◆ Exercise goal
Leave out the pictures, and write out exactly the lines from the beginning of the material to the line holding "(spat.east) -- (vo2.west);", that line included, and nothing else.

________________________________________

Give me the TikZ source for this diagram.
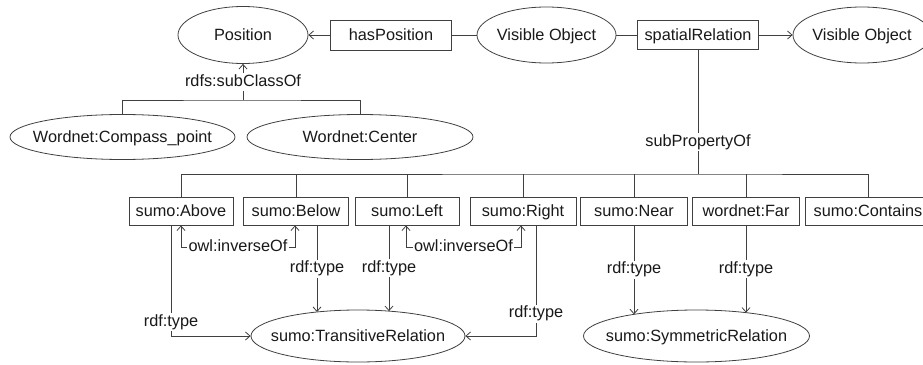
\documentclass[tikz,border=0pt]{standalone}
\usepackage{fontspec}
\setmainfont{Liberation Sans}
\usetikzlibrary{shapes.geometric,arrows.meta,calc}

% ellipse text: zero-size box, caps centred on the node centre
\newcommand\ctr[1]{\makebox[0pt]{\raisebox{-5.85pt}[0pt][0pt]{#1}}}
% vertical arrow from a point straight down onto the border of an ellipse node
% #1 start, #2 ellipse node, #3 x radius, #4 y radius, #5 label
\newcommand\vdrop[5]{%
  \draw[arr] let \p1=(#1), \p2=(#2.center) in
    (\p1) -- node[lbl]{#5}
    (\x1,{\y2+#4pt*sqrt(1-((\x1-\x2)/#3pt)*((\x1-\x2)/#3pt))});}

\colorlet{linecol}{black!75}
\colorlet{textcol}{black!90}

\begin{document}
\begin{tikzpicture}[x=1pt,y=-1pt,
  line width=0.8pt, draw=linecol,
  every node/.style={font=\fontsize{16.3pt}{19pt}\selectfont, text=textcol},
  ell/.style={draw, ellipse, inner sep=0pt},
  box/.style={draw, rectangle, inner sep=0pt, minimum height=28pt,
    text height=11.7pt, text depth=0pt},
  lbl/.style={fill=white, inner sep=1.5pt, text height=11.7pt, text depth=3.5pt},
  arr/.style={-{Straight Barb[length=4.5pt,width=8pt]}},
  arr2/.style={{Straight Barb[length=4.5pt,width=8pt]}-{Straight Barb[length=4.5pt,width=8pt]}}]
\useasboundingbox (0,0) rectangle (923,364);
\clip (0,0) rectangle (923,364);

% top row
\node[ell, minimum width=130pt, minimum height=57pt] (pos) at (243,35) {\ctr{Position}};
\node[box, minimum width=121pt, minimum height=30pt] (hasp) at (391,35) {hasPosition};
\node[ell, minimum width=139pt, minimum height=56pt] (vo1) at (546.5,35) {\ctr{Visible Object}};
\node[box, minimum width=121pt, minimum height=29pt] (spat) at (698,35) {spatialRelation};
\node[ell, minimum width=138pt, minimum height=56pt] (vo2) at (862,35) {\ctr{Visible Object}};

\draw[arr] (hasp.west) -- (pos.east);
\draw (hasp.east) -- (vo1.west);
\draw (vo1.east) -- (spat.west);
\draw[arr] (spat.east) -- (vo2.west);

% subclasses of Position
\node[ell, minimum width=225pt, minimum height=45pt] (cp) at (122.5,137) {\ctr{Wordnet:Compass\_point}};
\node[ell, minimum width=226pt, minimum height=45pt] (cen) at (360,137) {\ctr{Wordnet:Center}};
\coordinate (scj) at (243,100);
\draw (cp.north) |- (scj) -| (cen.north);
\draw[arr] (scj) -- node[lbl]{rdfs:subClassOf} (pos.south);

% sub-properties of spatialRelation
\node[box, minimum width=104pt] (above) at (181,211) {sumo:Above};
\node[box, minimum width=105pt] (below) at (296,211) {sumo:Below};
\node[box, minimum width=104pt] (left) at (407,211) {sumo:Left};
\node[box, minimum width=106pt] (right) at (523,211) {sumo:Right};
\node[box, minimum width=107pt] (near) at (634,211) {sumo:Near};
\node[box, minimum width=107pt] (far) at (746,211) {wordnet:Far};
\node[box, minimum width=126pt] (contains) at (868,211) {sumo:Contains};

\coordinate (spj) at (698,174);
\draw (spat.south) -- node[lbl, pos=0.743]{subPropertyOf} (spj);
\draw (above.north) |- (spj) -| (contains.north);
\foreach \n in {below,left,right,near,far}
  \draw (\n.north) -- (\n.north |- spj);

% relation classes
\node[ell, minimum width=214pt, minimum height=52pt] (trans) at (358,336) {\ctr{sumo:TransitiveRelation}};
\node[ell, minimum width=226pt, minimum height=52pt] (sym) at (696.5,336) {\ctr{sumo:SymmetricRelation}};

\draw[arr2] (above.south) -- ++(0,22) -| node[lbl, pos=0.25]{owl:inverseOf} ([xshift=-1pt]below.south);
\draw[arr2] ([xshift=-1pt]left.south) -- ++(0,22) -| node[lbl, pos=0.25]{owl:inverseOf} ([xshift=-2pt]right.south);

\draw[arr] ([xshift=-10pt]above.south) |- node[lbl, pos=0.437]{rdf:type} (trans.west);
\vdrop{[xshift=21pt]below.south}{trans}{107}{26}{rdf:type}
\vdrop{[xshift=-18pt]left.south}{trans}{107}{26}{rdf:type}
\draw[arr] ([xshift=13pt]right.south) |- node[lbl, pos=0.4]{rdf:type} (trans.east);
\vdrop{near.south}{sym}{113}{26}{rdf:type}
\vdrop{far.south}{sym}{113}{26}{rdf:type}
\end{tikzpicture}
\end{document}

________________________________________

◆ Reply
Give me the TikZ source for this diagram.
\documentclass[tikz,border=0pt]{standalone}
\usepackage{fontspec}
\setmainfont{Liberation Sans}
\usetikzlibrary{shapes.geometric,arrows.meta,calc}

% ellipse text: zero-size box, caps centred on the node centre
\newcommand\ctr[1]{\makebox[0pt]{\raisebox{-5.85pt}[0pt][0pt]{#1}}}
% vertical arrow from a point straight down onto the border of an ellipse node
% #1 start, #2 ellipse node, #3 x radius, #4 y radius, #5 label
\newcommand\vdrop[5]{%
  \draw[arr] let \p1=(#1), \p2=(#2.center) in
    (\p1) -- node[lbl]{#5}
    (\x1,{\y2+#4pt*sqrt(1-((\x1-\x2)/#3pt)*((\x1-\x2)/#3pt))});}

\colorlet{linecol}{black!75}
\colorlet{textcol}{black!90}

\begin{document}
\begin{tikzpicture}[x=1pt,y=-1pt,
  line width=0.8pt, draw=linecol,
  every node/.style={font=\fontsize{16.3pt}{19pt}\selectfont, text=textcol},
  ell/.style={draw, ellipse, inner sep=0pt},
  box/.style={draw, rectangle, inner sep=0pt, minimum height=28pt,
    text height=11.7pt, text depth=0pt},
  lbl/.style={fill=white, inner sep=1.5pt, text height=11.7pt, text depth=3.5pt},
  arr/.style={-{Straight Barb[length=4.5pt,width=8pt]}},
  arr2/.style={{Straight Barb[length=4.5pt,width=8pt]}-{Straight Barb[length=4.5pt,width=8pt]}}]
\useasboundingbox (0,0) rectangle (923,364);
\clip (0,0) rectangle (923,364);

% top row
\node[ell, minimum width=130pt, minimum height=57pt] (pos) at (243,35) {\ctr{Position}};
\node[box, minimum width=121pt, minimum height=30pt] (hasp) at (391,35) {hasPosition};
\node[ell, minimum width=139pt, minimum height=56pt] (vo1) at (546.5,35) {\ctr{Visible Object}};
\node[box, minimum width=121pt, minimum height=29pt] (spat) at (698,35) {spatialRelation};
\node[ell, minimum width=138pt, minimum height=56pt] (vo2) at (862,35) {\ctr{Visible Object}};

\draw[arr] (hasp.west) -- (pos.east);
\draw (hasp.east) -- (vo1.west);
\draw (vo1.east) -- (spat.west);
\draw[arr] (spat.east) -- (vo2.west);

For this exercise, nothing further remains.